Provided data:
- - - -
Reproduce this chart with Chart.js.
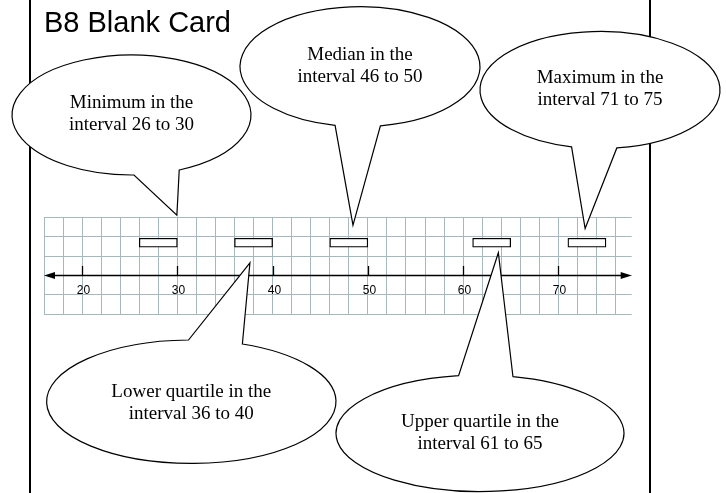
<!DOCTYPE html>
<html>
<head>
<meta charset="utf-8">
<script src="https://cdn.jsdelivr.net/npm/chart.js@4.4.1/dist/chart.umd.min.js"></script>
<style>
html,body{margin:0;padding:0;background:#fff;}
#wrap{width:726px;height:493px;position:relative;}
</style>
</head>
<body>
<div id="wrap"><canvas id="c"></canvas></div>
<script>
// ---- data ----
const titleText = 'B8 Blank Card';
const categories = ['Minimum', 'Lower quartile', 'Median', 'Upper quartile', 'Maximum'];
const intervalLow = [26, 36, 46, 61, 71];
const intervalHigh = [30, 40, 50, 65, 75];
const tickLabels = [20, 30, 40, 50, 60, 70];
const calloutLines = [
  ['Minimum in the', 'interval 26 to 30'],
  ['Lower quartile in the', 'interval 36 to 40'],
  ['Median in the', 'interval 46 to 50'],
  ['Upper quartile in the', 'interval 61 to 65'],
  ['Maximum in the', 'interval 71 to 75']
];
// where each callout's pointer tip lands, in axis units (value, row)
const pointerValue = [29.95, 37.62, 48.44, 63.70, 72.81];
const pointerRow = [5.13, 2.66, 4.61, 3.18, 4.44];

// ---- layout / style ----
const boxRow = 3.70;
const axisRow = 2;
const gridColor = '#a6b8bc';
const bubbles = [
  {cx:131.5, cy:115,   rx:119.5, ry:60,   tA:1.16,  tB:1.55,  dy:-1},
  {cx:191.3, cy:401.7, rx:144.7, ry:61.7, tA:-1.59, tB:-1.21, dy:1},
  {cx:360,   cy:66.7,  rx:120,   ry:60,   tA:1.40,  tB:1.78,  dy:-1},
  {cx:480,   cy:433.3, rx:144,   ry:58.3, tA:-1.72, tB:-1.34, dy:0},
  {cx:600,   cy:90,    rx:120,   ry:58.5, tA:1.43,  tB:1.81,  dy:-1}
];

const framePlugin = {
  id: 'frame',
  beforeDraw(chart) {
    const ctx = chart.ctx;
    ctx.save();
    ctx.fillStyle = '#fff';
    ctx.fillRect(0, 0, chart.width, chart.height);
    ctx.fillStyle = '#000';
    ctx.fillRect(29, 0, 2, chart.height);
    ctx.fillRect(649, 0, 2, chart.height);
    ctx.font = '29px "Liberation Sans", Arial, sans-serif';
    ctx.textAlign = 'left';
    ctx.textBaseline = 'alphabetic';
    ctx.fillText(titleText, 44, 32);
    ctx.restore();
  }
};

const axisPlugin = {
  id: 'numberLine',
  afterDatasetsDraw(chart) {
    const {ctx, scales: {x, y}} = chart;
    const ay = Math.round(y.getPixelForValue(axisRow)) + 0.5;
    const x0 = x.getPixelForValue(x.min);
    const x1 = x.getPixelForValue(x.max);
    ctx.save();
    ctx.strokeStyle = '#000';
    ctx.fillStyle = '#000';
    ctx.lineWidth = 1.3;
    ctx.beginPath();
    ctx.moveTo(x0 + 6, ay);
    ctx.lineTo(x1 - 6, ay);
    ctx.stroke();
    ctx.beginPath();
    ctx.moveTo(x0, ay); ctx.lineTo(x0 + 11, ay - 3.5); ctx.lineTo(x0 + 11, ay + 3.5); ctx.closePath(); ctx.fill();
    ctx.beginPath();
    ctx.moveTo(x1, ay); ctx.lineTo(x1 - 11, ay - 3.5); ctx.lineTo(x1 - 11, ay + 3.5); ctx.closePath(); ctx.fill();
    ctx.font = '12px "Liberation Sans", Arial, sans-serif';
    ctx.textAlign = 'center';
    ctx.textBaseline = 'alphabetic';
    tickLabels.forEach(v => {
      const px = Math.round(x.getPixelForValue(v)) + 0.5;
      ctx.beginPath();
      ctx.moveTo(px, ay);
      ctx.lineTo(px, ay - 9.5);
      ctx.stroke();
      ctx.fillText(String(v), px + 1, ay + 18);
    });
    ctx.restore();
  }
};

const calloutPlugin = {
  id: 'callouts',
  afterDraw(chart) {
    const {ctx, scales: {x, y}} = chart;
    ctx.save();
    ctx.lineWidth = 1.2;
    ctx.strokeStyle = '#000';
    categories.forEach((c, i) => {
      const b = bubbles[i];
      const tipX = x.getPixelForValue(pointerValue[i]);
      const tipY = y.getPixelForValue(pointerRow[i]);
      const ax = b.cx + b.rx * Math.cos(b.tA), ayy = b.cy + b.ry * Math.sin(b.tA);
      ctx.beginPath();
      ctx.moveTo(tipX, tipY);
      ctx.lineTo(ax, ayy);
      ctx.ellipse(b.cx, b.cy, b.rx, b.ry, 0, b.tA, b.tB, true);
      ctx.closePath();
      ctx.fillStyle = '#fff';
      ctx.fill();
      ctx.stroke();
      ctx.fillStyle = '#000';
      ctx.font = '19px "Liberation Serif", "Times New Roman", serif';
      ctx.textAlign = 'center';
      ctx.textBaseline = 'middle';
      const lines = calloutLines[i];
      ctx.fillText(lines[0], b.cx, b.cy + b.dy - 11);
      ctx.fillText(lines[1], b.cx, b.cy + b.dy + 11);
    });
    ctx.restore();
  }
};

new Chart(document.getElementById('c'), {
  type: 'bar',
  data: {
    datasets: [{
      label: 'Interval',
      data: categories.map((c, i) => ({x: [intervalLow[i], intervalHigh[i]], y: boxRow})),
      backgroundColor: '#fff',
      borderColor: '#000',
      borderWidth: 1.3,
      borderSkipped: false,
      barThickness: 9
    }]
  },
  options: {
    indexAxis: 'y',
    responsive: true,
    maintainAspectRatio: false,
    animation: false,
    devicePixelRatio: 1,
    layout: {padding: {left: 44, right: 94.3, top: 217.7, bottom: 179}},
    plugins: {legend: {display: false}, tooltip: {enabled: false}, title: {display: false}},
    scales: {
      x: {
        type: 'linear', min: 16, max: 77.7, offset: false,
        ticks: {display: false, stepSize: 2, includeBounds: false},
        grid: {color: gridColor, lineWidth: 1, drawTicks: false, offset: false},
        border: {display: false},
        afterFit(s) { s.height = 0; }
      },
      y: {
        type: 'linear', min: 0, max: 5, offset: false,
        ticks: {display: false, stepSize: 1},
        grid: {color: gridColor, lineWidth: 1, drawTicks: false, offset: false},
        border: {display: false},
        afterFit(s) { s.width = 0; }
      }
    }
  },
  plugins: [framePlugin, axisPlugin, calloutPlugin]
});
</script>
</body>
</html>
- - - -
Problem requirements: Quote all the lines above exactly as given. Do not include the pictures.

Complete response:
Reproduce this chart with Chart.js.
<!DOCTYPE html>
<html>
<head>
<meta charset="utf-8">
<script src="https://cdn.jsdelivr.net/npm/chart.js@4.4.1/dist/chart.umd.min.js"></script>
<style>
html,body{margin:0;padding:0;background:#fff;}
#wrap{width:726px;height:493px;position:relative;}
</style>
</head>
<body>
<div id="wrap"><canvas id="c"></canvas></div>
<script>
// ---- data ----
const titleText = 'B8 Blank Card';
const categories = ['Minimum', 'Lower quartile', 'Median', 'Upper quartile', 'Maximum'];
const intervalLow = [26, 36, 46, 61, 71];
const intervalHigh = [30, 40, 50, 65, 75];
const tickLabels = [20, 30, 40, 50, 60, 70];
const calloutLines = [
  ['Minimum in the', 'interval 26 to 30'],
  ['Lower quartile in the', 'interval 36 to 40'],
  ['Median in the', 'interval 46 to 50'],
  ['Upper quartile in the', 'interval 61 to 65'],
  ['Maximum in the', 'interval 71 to 75']
];
// where each callout's pointer tip lands, in axis units (value, row)
const pointerValue = [29.95, 37.62, 48.44, 63.70, 72.81];
const pointerRow = [5.13, 2.66, 4.61, 3.18, 4.44];

// ---- layout / style ----
const boxRow = 3.70;
const axisRow = 2;
const gridColor = '#a6b8bc';
const bubbles = [
  {cx:131.5, cy:115,   rx:119.5, ry:60,   tA:1.16,  tB:1.55,  dy:-1},
  {cx:191.3, cy:401.7, rx:144.7, ry:61.7, tA:-1.59, tB:-1.21, dy:1},
  {cx:360,   cy:66.7,  rx:120,   ry:60,   tA:1.40,  tB:1.78,  dy:-1},
  {cx:480,   cy:433.3, rx:144,   ry:58.3, tA:-1.72, tB:-1.34, dy:0},
  {cx:600,   cy:90,    rx:120,   ry:58.5, tA:1.43,  tB:1.81,  dy:-1}
];

const framePlugin = {
  id: 'frame',
  beforeDraw(chart) {
    const ctx = chart.ctx;
    ctx.save();
    ctx.fillStyle = '#fff';
    ctx.fillRect(0, 0, chart.width, chart.height);
    ctx.fillStyle = '#000';
    ctx.fillRect(29, 0, 2, chart.height);
    ctx.fillRect(649, 0, 2, chart.height);
    ctx.font = '29px "Liberation Sans", Arial, sans-serif';
    ctx.textAlign = 'left';
    ctx.textBaseline = 'alphabetic';
    ctx.fillText(titleText, 44, 32);
    ctx.restore();
  }
};

const axisPlugin = {
  id: 'numberLine',
  afterDatasetsDraw(chart) {
    const {ctx, scales: {x, y}} = chart;
    const ay = Math.round(y.getPixelForValue(axisRow)) + 0.5;
    const x0 = x.getPixelForValue(x.min);
    const x1 = x.getPixelForValue(x.max);
    ctx.save();
    ctx.strokeStyle = '#000';
    ctx.fillStyle = '#000';
    ctx.lineWidth = 1.3;
    ctx.beginPath();
    ctx.moveTo(x0 + 6, ay);
    ctx.lineTo(x1 - 6, ay);
    ctx.stroke();
    ctx.beginPath();
    ctx.moveTo(x0, ay); ctx.lineTo(x0 + 11, ay - 3.5); ctx.lineTo(x0 + 11, ay + 3.5); ctx.closePath(); ctx.fill();
    ctx.beginPath();
    ctx.moveTo(x1, ay); ctx.lineTo(x1 - 11, ay - 3.5); ctx.lineTo(x1 - 11, ay + 3.5); ctx.closePath(); ctx.fill();
    ctx.font = '12px "Liberation Sans", Arial, sans-serif';
    ctx.textAlign = 'center';
    ctx.textBaseline = 'alphabetic';
    tickLabels.forEach(v => {
      const px = Math.round(x.getPixelForValue(v)) + 0.5;
      ctx.beginPath();
      ctx.moveTo(px, ay);
      ctx.lineTo(px, ay - 9.5);
      ctx.stroke();
      ctx.fillText(String(v), px + 1, ay + 18);
    });
    ctx.restore();
  }
};

const calloutPlugin = {
  id: 'callouts',
  afterDraw(chart) {
    const {ctx, scales: {x, y}} = chart;
    ctx.save();
    ctx.lineWidth = 1.2;
    ctx.strokeStyle = '#000';
    categories.forEach((c, i) => {
      const b = bubbles[i];
      const tipX = x.getPixelForValue(pointerValue[i]);
      const tipY = y.getPixelForValue(pointerRow[i]);
      const ax = b.cx + b.rx * Math.cos(b.tA), ayy = b.cy + b.ry * Math.sin(b.tA);
      ctx.beginPath();
      ctx.moveTo(tipX, tipY);
      ctx.lineTo(ax, ayy);
      ctx.ellipse(b.cx, b.cy, b.rx, b.ry, 0, b.tA, b.tB, true);
      ctx.closePath();
      ctx.fillStyle = '#fff';
      ctx.fill();
      ctx.stroke();
      ctx.fillStyle = '#000';
      ctx.font = '19px "Liberation Serif", "Times New Roman", serif';
      ctx.textAlign = 'center';
      ctx.textBaseline = 'middle';
      const lines = calloutLines[i];
      ctx.fillText(lines[0], b.cx, b.cy + b.dy - 11);
      ctx.fillText(lines[1], b.cx, b.cy + b.dy + 11);
    });
    ctx.restore();
  }
};

new Chart(document.getElementById('c'), {
  type: 'bar',
  data: {
    datasets: [{
      label: 'Interval',
      data: categories.map((c, i) => ({x: [intervalLow[i], intervalHigh[i]], y: boxRow})),
      backgroundColor: '#fff',
      borderColor: '#000',
      borderWidth: 1.3,
      borderSkipped: false,
      barThickness: 9
    }]
  },
  options: {
    indexAxis: 'y',
    responsive: true,
    maintainAspectRatio: false,
    animation: false,
    devicePixelRatio: 1,
    layout: {padding: {left: 44, right: 94.3, top: 217.7, bottom: 179}},
    plugins: {legend: {display: false}, tooltip: {enabled: false}, title: {display: false}},
    scales: {
      x: {
        type: 'linear', min: 16, max: 77.7, offset: false,
        ticks: {display: false, stepSize: 2, includeBounds: false},
        grid: {color: gridColor, lineWidth: 1, drawTicks: false, offset: false},
        border: {display: false},
        afterFit(s) { s.height = 0; }
      },
      y: {
        type: 'linear', min: 0, max: 5, offset: false,
        ticks: {display: false, stepSize: 1},
        grid: {color: gridColor, lineWidth: 1, drawTicks: false, offset: false},
        border: {display: false},
        afterFit(s) { s.width = 0; }
      }
    }
  },
  plugins: [framePlugin, axisPlugin, calloutPlugin]
});
</script>
</body>
</html>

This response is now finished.